__WHAT IS ASKED__
Output the first line of the listing and each line after it, up to and including the line that contains "fig = go.Figure()", exactly as written, minus the pictures.

Lines of data
..........

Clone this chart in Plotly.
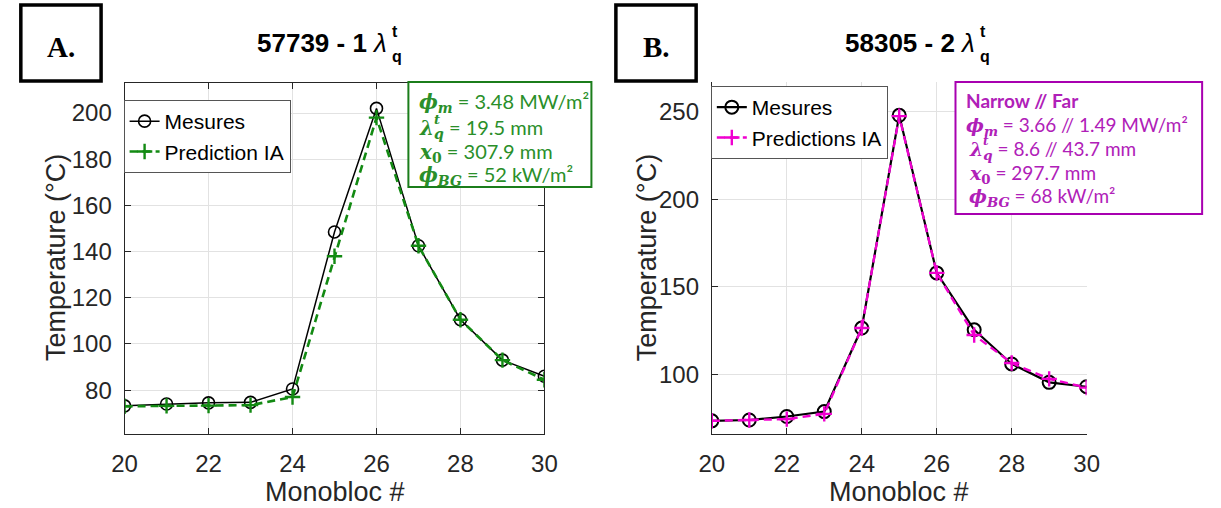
import plotly.graph_objects as go

W, H = 1221, 508


def px(x):
    return x / W


def py(y):
    return 1 - y / H


# ---------------- data ----------------
monobloc = [20, 21, 22, 23, 24, 25, 26, 27, 28, 29, 30]
mesures_A = [73.2, 74.0, 74.5, 74.7, 80.5, 148.5, 202.0, 142.5, 110.5, 93.0, 86.0]
prediction_A = [73.0, 73.2, 73.3, 73.5, 77.0, 138.0, 198.0, 142.5, 110.5, 93.0, 84.5]
mesures_B = [73.5, 74.0, 76.0, 78.8, 126.5, 248.0, 158.0, 125.5, 106.0, 95.5, 93.0]
prediction_B = [73.5, 74.0, 74.5, 77.5, 126.5, 247.5, 158.0, 122.5, 106.5, 97.5, 92.5]
x_ticks = [20, 22, 24, 26, 28, 30]
y_ticks_A = [80, 100, 120, 140, 160, 180, 200]
y_ticks_B = [100, 150, 200, 250]

SANS = "Liberation Sans, Arial, sans-serif"
GREEN = "#138a13"
GREEN_TXT = "#2a8f2a"
MAG = "#f000d0"
MAG_TXT = "#b020b8"
MAG_BOX = "#a800b0"
AX = "#262626"

fig = go.Figure()

# Panel A traces
fig.add_trace(go.Scatter(
    x=monobloc, y=mesures_A, mode="lines+markers", name="Mesures",
    line=dict(color="black", width=1.5),
    marker=dict(symbol="circle-open", size=12, color="black", line=dict(width=1.6)),
    xaxis="x", yaxis="y", legend="legend"))
fig.add_trace(go.Scatter(
    x=monobloc, y=prediction_A, mode="lines+markers", name="Prediction IA",
    line=dict(color=GREEN, width=2.6, dash="8px,5px"),
    marker=dict(symbol="cross-thin-open", size=11, color=GREEN, line=dict(width=2.4, color=GREEN)),
    xaxis="x", yaxis="y", legend="legend"))

# Panel B traces
fig.add_trace(go.Scatter(
    x=monobloc, y=mesures_B, mode="lines+markers", name="Mesures",
    line=dict(color="black", width=2.2),
    marker=dict(symbol="circle-open", size=13, color="black", line=dict(width=2)),
    xaxis="x2", yaxis="y2", legend="legend2"))
fig.add_trace(go.Scatter(
    x=monobloc, y=prediction_B, mode="lines+markers", name="Predictions IA",
    line=dict(color=MAG, width=2.4, dash="8px,5px"),
    marker=dict(symbol="cross-thin-open", size=11, color=MAG, line=dict(width=2.4, color=MAG)),
    xaxis="x2", yaxis="y2", legend="legend2"))

axis_common = dict(
    showline=True, linecolor=AX, linewidth=1, ticks="inside", ticklen=6,
    tickcolor=AX, tickfont=dict(family=SANS, size=24, color=AX),
    showgrid=True, gridcolor="#e2e2e2", gridwidth=1, zeroline=False,
)

fig.update_layout(
    width=W, height=H, margin=dict(l=0, r=0, t=0, b=0),
    paper_bgcolor="white", plot_bgcolor="white",
    xaxis=dict(domain=[px(114), px(543)], range=[20, 30], tickvals=x_ticks,
               anchor="y", mirror="ticks", ticklabelstandoff=8, **axis_common),
    yaxis=dict(domain=[py(434), py(83)], range=[61, 213], tickvals=y_ticks_A,
               anchor="x", mirror="ticks", ticklabelstandoff=7, **axis_common),
    xaxis2=dict(domain=[px(714), px(1097)], range=[20, 30], tickvals=x_ticks,
                anchor="y2", ticklabelstandoff=8, **axis_common),
    yaxis2=dict(domain=[py(434), py(82)], range=[66, 267], tickvals=y_ticks_B,
                anchor="x2", ticklabelstandoff=7, **axis_common),
    legend=dict(x=px(113), y=py(100), xanchor="left", yanchor="top",
                bgcolor="white", bordercolor="#555", borderwidth=1,
                font=dict(family=SANS, size=21, color="black"),
                tracegroupgap=0, itemwidth=30),
    legend2=dict(x=px(713), y=py(86), xanchor="left", yanchor="top",
                 bgcolor="white", bordercolor="#555", borderwidth=1,
                 font=dict(family=SANS, size=21, color="black"),
                 tracegroupgap=0, itemwidth=30),
    showlegend=True,
)

shapes = []
ann = []


def rect(x0, y0, x1, y1, color, width, fill="white"):
    shapes.append(dict(type="rect", xref="paper", yref="paper",
                       x0=px(x0), x1=px(x1), y0=py(y1), y1=py(y0),
                       line=dict(color=color, width=width), fillcolor=fill, layer="above"))


def text(x, y, s, size, color, family=SANS, xanchor="center", angle=0):
    ann.append(dict(xref="paper", yref="paper", x=px(x), y=py(y), text=s,
                    showarrow=False, xanchor=xanchor, yanchor="middle",
                    textangle=angle,
                    font=dict(family=family, size=size, color=color)))


# Panel letter boxes
rect(8, 5, 90, 81, "black", 3.5)
text(49, 47, "<b>A.</b>", 29, "black", family="Liberation Serif, Times New Roman, serif")
rect(616, 5, 698, 81, "black", 3.5)
text(657, 47, "<b>B.</b>", 29, "black", family="Liberation Serif, Times New Roman, serif")

# Titles
text(384, 43, "<b>57739 - 1 </b><i>λ</i>", 26, "black", xanchor="right")
text(385, 31, "<b>t</b>", 16, "black", xanchor="left")
text(385, 56, "<b>q</b>", 16, "black", xanchor="left")
text(985, 43, "<b>58305 - 2 </b><i>λ</i>", 26, "black", xanchor="right")
text(986, 31, "<b>t</b>", 16, "black", xanchor="left")
text(986, 56, "<b>q</b>", 16, "black", xanchor="left")

# Axis titles
text(44, 258, "Temperature (°C)", 27, AX, angle=-90)
text(329, 492, "Monobloc #", 27, AX)
text(648, 258, "Temperature (°C)", 27, AX, angle=-90)
text(905, 492, "Monobloc #", 27, AX)

SERIF = "font-family:DejaVu Serif"
BOXF = "Lato, Noto Sans, sans-serif"

# Green parameter box
rect(404, 82, 591, 187, "#1b7d1b", 2)
gx = 413
text(gx, 103, f"<span style='{SERIF}'><b><i>ϕ<sub>m</sub></i></b></span> = 3.48 MW/m²", 20, GREEN_TXT, family=BOXF, xanchor="left")
text(gx, 128, f"<span style='{SERIF}'><b><i>λ<sub>q</sub></i></b></span> = 19.5 mm", 20, GREEN_TXT, family=BOXF, xanchor="left")
text(gx + 15, 119, f"<span style='{SERIF}'><b><i>t</i></b></span>", 13, GREEN_TXT, family=BOXF, xanchor="left")
text(gx, 152, f"<span style='{SERIF}'><b><i>x</i><sub>0</sub></b></span> = 307.9 mm", 20, GREEN_TXT, family=BOXF, xanchor="left")
text(gx, 175, f"<span style='{SERIF}'><b><i>ϕ<sub>BG</sub></i></b></span> = 52 kW/m²", 20, GREEN_TXT, family=BOXF, xanchor="left")

# Magenta parameter box
rect(963, 82, 1215, 214, MAG_BOX, 2)
mx = 972
text(mx, 101, "<b>Narrow // Far</b>", 19, MAG_TXT, family=BOXF, xanchor="left")
text(mx, 126, f"<span style='{SERIF}'><b><i>ϕ<sub>m</sub></i></b></span> = 3.66 // 1.49 MW/m²", 19, MAG_TXT, family=BOXF, xanchor="left")
text(mx + 3, 150, f"<span style='{SERIF}'><b><i>λ<sub>q</sub></i></b></span> = 8.6 // 43.7 mm", 19, MAG_TXT, family=BOXF, xanchor="left")
text(mx + 17, 141, f"<span style='{SERIF}'><b><i>t</i></b></span>", 12, MAG_TXT, family=BOXF, xanchor="left")
text(mx + 3, 174, f"<span style='{SERIF}'><b><i>x</i><sub>0</sub></b></span> = 297.7 mm", 19, MAG_TXT, family=BOXF, xanchor="left")
text(mx + 3, 197, f"<span style='{SERIF}'><b><i>ϕ<sub>BG</sub></i></b></span> = 68 kW/m²", 19, MAG_TXT, family=BOXF, xanchor="left")

fig.update_layout(shapes=shapes, annotations=ann)

fig.write_html("out.html")
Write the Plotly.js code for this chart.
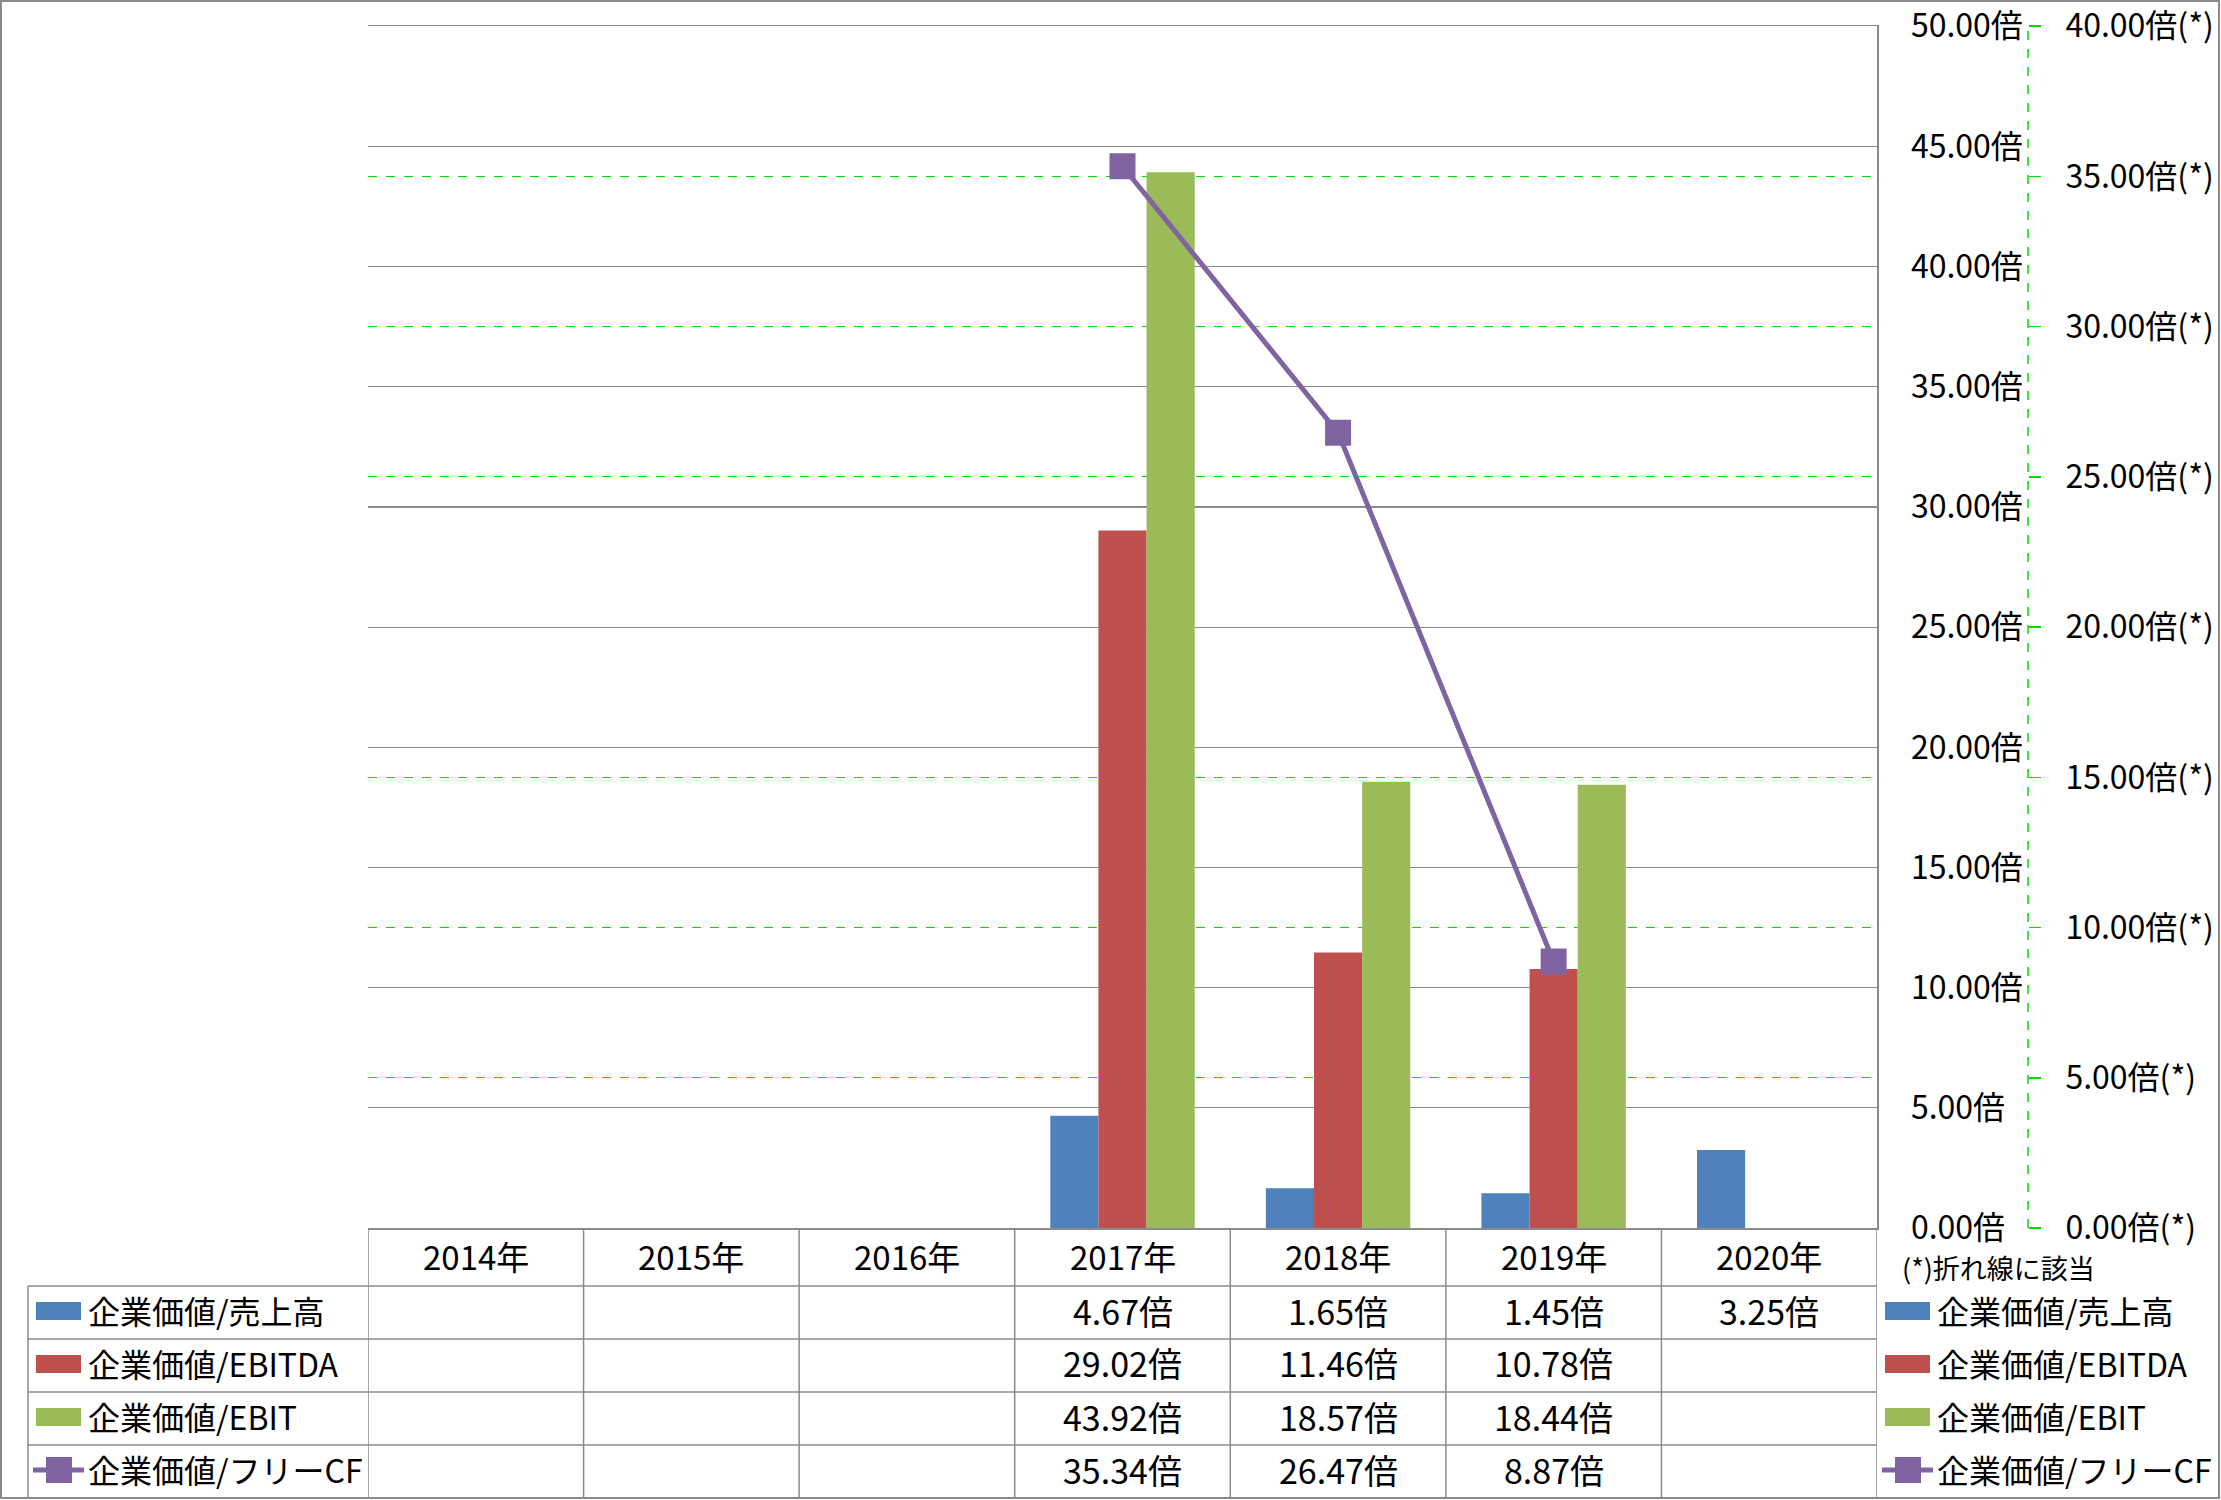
<!DOCTYPE html>
<html>
<head>
<meta charset="utf-8">
<script src="https://cdn.plot.ly/plotly-3.0.1.min.js"></script>
<style>html,body{margin:0;padding:0;background:#fff}#chart{width:2221px;height:1500px}</style>
</head>
<body>
<div id="chart"></div>
<script>
// ---- data ----
const years = ['2014年','2015年','2016年','2017年','2018年','2019年','2020年'];
const seriesNames = ['企業価値/売上高','企業価値/EBITDA','企業価値/EBIT','企業価値/フリーCF'];
const evSales  = [null, null, null, 4.67, 1.65, 1.45, 3.25];
const evEbitda = [null, null, null, 29.02, 11.46, 10.78, null];
const evEbit   = [null, null, null, 43.92, 18.57, 18.44, null];
const evFcf    = [null, null, null, 35.34, 26.47, 8.87, null];
const note = '(*)折れ線に該当';

// ---- style / geometry ----
const FONT = '"Noto Sans CJK JP", "Noto Sans", sans-serif';
const colors = ['#4F81BD','#C0504D','#9BBB59','#8064A2'];
const GRID = '#8a8a8a';
const GREEN = '#00DD00';
const W = 2221, H = 1500;
const mL = 368, mR = 40, mT = 26, mB = 272;
const PW = W - mL - mR, PH = H - mT - mB;
const xp = px => (px - mL) / PW;
const yp = py => (H - mB - py) / PH;
const plotRight = 1877;

const data = [
  {type:'bar', name:seriesNames[0], x:years, y:evSales, marker:{color:colors[0]}},
  {type:'bar', name:seriesNames[1], x:years, y:evEbitda, marker:{color:colors[1]}},
  {type:'bar', name:seriesNames[2], x:years, y:evEbit, marker:{color:colors[2]}},
  {type:'scatter', mode:'lines+markers', name:seriesNames[3], x:years, y:evFcf, yaxis:'y2',
   line:{color:colors[3], width:5}, marker:{symbol:'square', size:26, color:colors[3]}},
  // invisible helper trace so the gray grid overlay axis is instantiated
  {type:'scatter', mode:'none', x:[years[0]], y:[0], yaxis:'y3', hoverinfo:'skip', showlegend:false}
];

const shapes = [];
const annotations = [];
const lineStyle = {color:GRID, width:1.5};

// outer border
shapes.push({type:'rect', xref:'paper', yref:'paper', x0:xp(1), x1:xp(2219), y0:yp(1498), y1:yp(1), line:{color:GRID, width:2}});
// secondary axis dashed line
const y2pos = xp(2028);
shapes.push({type:'line', xref:'paper', yref:'paper', x0:y2pos, x1:y2pos, y0:0, y1:1, line:{color:GREEN, width:1.5, dash:'dash'}});

// table geometry
const rowLines = [1286, 1339, 1392, 1445];
const tableBottom = 1498;
rowLines.forEach(py => shapes.push({type:'line', xref:'paper', yref:'paper', x0:xp(28), x1:xp(plotRight), y0:yp(py), y1:yp(py), line:lineStyle}));
for (let k = 0; k <= years.length; k++) {
  shapes.push({type:'line', xref:'x', yref:'paper', x0:k-0.5, x1:k-0.5, y0:yp(1228), y1:yp(tableBottom), line:lineStyle});
}
shapes.push({type:'line', xref:'paper', yref:'paper', x0:xp(28), x1:xp(28), y0:yp(1286), y1:yp(tableBottom), line:lineStyle});

// header years
const txt = (s, size) => ({text:s, font:{family:FONT, size:size, color:'#000'}});
years.forEach(y => annotations.push(Object.assign({xref:'x', yref:'paper', x:y, y:yp(1256), showarrow:false, xanchor:'center', yanchor:'middle'}, txt(y, 33))));

const allSeries = [evSales, evEbitda, evEbit, evFcf];
const rowCenters = [1310, 1363, 1416, 1469];
allSeries.forEach((s, r) => {
  s.forEach((v, i) => {
    if (v !== null) annotations.push(Object.assign({xref:'x', yref:'paper', x:years[i], y:yp(rowCenters[r]), showarrow:false, xanchor:'center', yanchor:'middle'}, txt(v.toFixed(2) + '倍', 34)));
  });
});

// legend keys (left table column and right side)
function legendKey(x0, r) {
  const cy = rowCenters[r] + 1;
  if (r < 3) {
    shapes.push({type:'rect', xref:'paper', yref:'paper', x0:xp(x0), x1:xp(x0+45), y0:yp(cy+9), y1:yp(cy-9), fillcolor:colors[r], line:{width:0}});
  } else {
    shapes.push({type:'line', xref:'paper', yref:'paper', x0:xp(x0-3), x1:xp(x0+48), y0:yp(cy), y1:yp(cy), line:{color:colors[3], width:5}});
    shapes.push({type:'rect', xref:'paper', yref:'paper', x0:xp(x0+10), x1:xp(x0+36), y0:yp(cy+13), y1:yp(cy-13), fillcolor:colors[3], line:{width:0}});
  }
  annotations.push(Object.assign({xref:'paper', yref:'paper', x:xp(x0+50), y:yp(rowCenters[r]), showarrow:false, xanchor:'left', yanchor:'middle'}, txt(seriesNames[r], 32)));
}
for (let r = 0; r < 4; r++) { legendKey(36, r); legendKey(1885, r); }
annotations.push(Object.assign({xref:'paper', yref:'paper', x:xp(1900), y:yp(1267), showarrow:false, xanchor:'left', yanchor:'middle'}, txt(note, 27)));

const tickFont = {family:FONT, size:32, color:'#000'};
const layout = {
  width:W, height:H,
  margin:{l:mL, r:mR, t:mT, b:mB, pad:0},
  paper_bgcolor:'#fff', plot_bgcolor:'#fff',
  showlegend:false,
  barmode:'group', bargap:0.33, bargroupgap:0,
  font:{family:FONT, size:30, color:'#000'},
  xaxis:{type:'category', domain:[0, xp(plotRight)], range:[-0.5, years.length-0.5], showticklabels:false, ticks:'',
         showgrid:false, showline:true, mirror:true, linecolor:GRID, linewidth:1.5, zeroline:false, automargin:false},
  yaxis:{range:[0,50.01], dtick:5, tick0:0, side:'right', tickformat:'.2f', ticksuffix:'倍',
         showgrid:true, gridcolor:GRID, gridwidth:1.2, zeroline:false,
         showline:true, linecolor:GRID, linewidth:1.5,
         ticks:'outside', ticklen:26, tickcolor:'rgba(0,0,0,0)', ticklabeloverflow:'allow',
         tickfont:tickFont, automargin:false},
  yaxis2:{range:[0,40.008], dtick:5, tick0:0, overlaying:'y', anchor:'free', position:y2pos, side:'right',
          tickformat:'.2f', ticksuffix:'倍(*)', ticklabeloverflow:'allow',
          showgrid:true, gridcolor:GREEN, gridwidth:1, griddash:'dash', zeroline:false, showline:false,
          ticks:'outside', ticklen:12, tickcolor:GREEN, tickwidth:1.5, ticklabelstandoff:18,
          tickfont:tickFont, automargin:false},
  // overlay axis repeating the gray primary grid so it sits above the green dashed grid
  yaxis3:{range:[0,50.01], dtick:5, tick0:0, overlaying:'y', side:'right', showticklabels:false, ticks:'',
          showgrid:true, gridcolor:GRID, gridwidth:1.2, zeroline:false, showline:false, automargin:false},
  shapes:shapes,
  annotations:annotations
};

Plotly.newPlot('chart', data, layout, {displayModeBar:false, staticPlot:true});
</script>
</body>
</html>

..........

__EXPECTED ANSWER__
Clone this chart in Plotly.
import plotly.graph_objects as go

W, H = 1221, 508


def px(x):
    return x / W


def py(y):
    return 1 - y / H


# ---------------- data ----------------
monobloc = [20, 21, 22, 23, 24, 25, 26, 27, 28, 29, 30]
mesures_A = [73.2, 74.0, 74.5, 74.7, 80.5, 148.5, 202.0, 142.5, 110.5, 93.0, 86.0]
prediction_A = [73.0, 73.2, 73.3, 73.5, 77.0, 138.0, 198.0, 142.5, 110.5, 93.0, 84.5]
mesures_B = [73.5, 74.0, 76.0, 78.8, 126.5, 248.0, 158.0, 125.5, 106.0, 95.5, 93.0]
prediction_B = [73.5, 74.0, 74.5, 77.5, 126.5, 247.5, 158.0, 122.5, 106.5, 97.5, 92.5]
x_ticks = [20, 22, 24, 26, 28, 30]
y_ticks_A = [80, 100, 120, 140, 160, 180, 200]
y_ticks_B = [100, 150, 200, 250]

SANS = "Liberation Sans, Arial, sans-serif"
GREEN = "#138a13"
GREEN_TXT = "#2a8f2a"
MAG = "#f000d0"
MAG_TXT = "#b020b8"
MAG_BOX = "#a800b0"
AX = "#262626"

fig = go.Figure()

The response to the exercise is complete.